In the spring I’m determined to get to Just One More Page in Arlington, VA, Brookline Booksmith in Boston, People of the Book in Austin or maybe Bookends in Ridgewood, New Jersey, if they have a spare night.  And Ann Patchett, you Patron Saint of Bookstores and personal She-ro of mine -- just say the word and I'll use my frequent flyer miles to get to your beloved Parnassus Books in Nashville.
 
Arcade in Rye, New York is my hometown store.  We try to buy most of our books from Patrick, who also happens to play in a jazz band.  School-assigned reading, my personal picks, gifts for friends, books on tape all lead me and my family to Arcade.  Shopping local is the only way we roll and the doors are open because many townsfolk feel the same. I hope you shop local too, those of you who are still lucky enough to have bricks and mortar bookstores in your hood.
 
 
These are scary times for bookstores.  Scary times for library funding.  Scary times for reading.  All of us who love to hold books and turn a page, borrow them from the library or read them on tablets (it's OK, really it is) we need to join hands and squeeze tighter.  It’s more important than ever to be a patron or customer, to re-discover the magic of getting lost in the stacks, of finding an unexpected surprise at the suggestion of a bookstore employee or a librarian.
 
And here’s why: I believe books can do good.
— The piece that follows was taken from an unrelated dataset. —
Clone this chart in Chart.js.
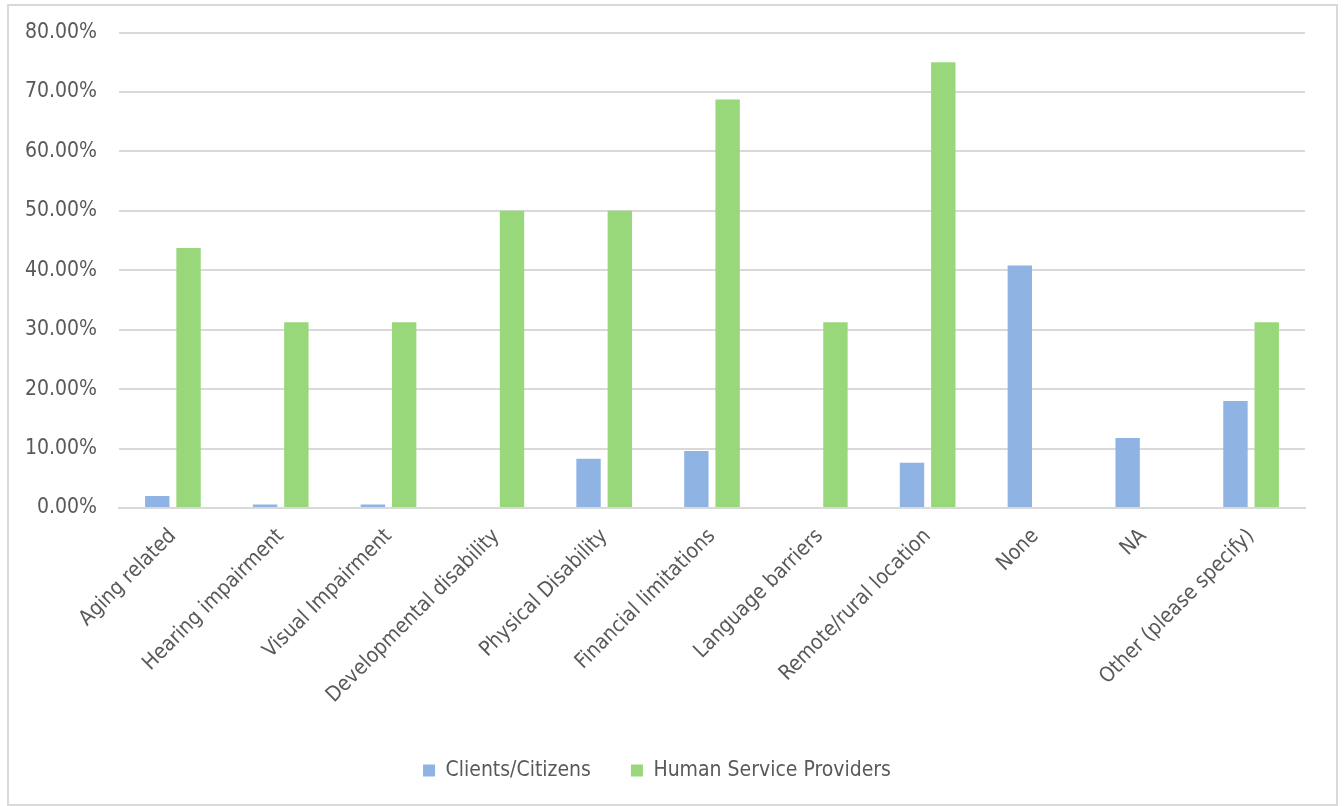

Lives are made richer by teachers and librarians, by bookstores and the people who love books, recommend reads and encourage reading.  Reading itself may be a solitary endeavor and writing a solo enterprise, but stories have the power to connect us, sometimes in places we didn't know we could.  Stories move us.  Poems and essays, art and conversations, all of it enhances and advances our world. They are as wonderful an elixir as a walk in the woods.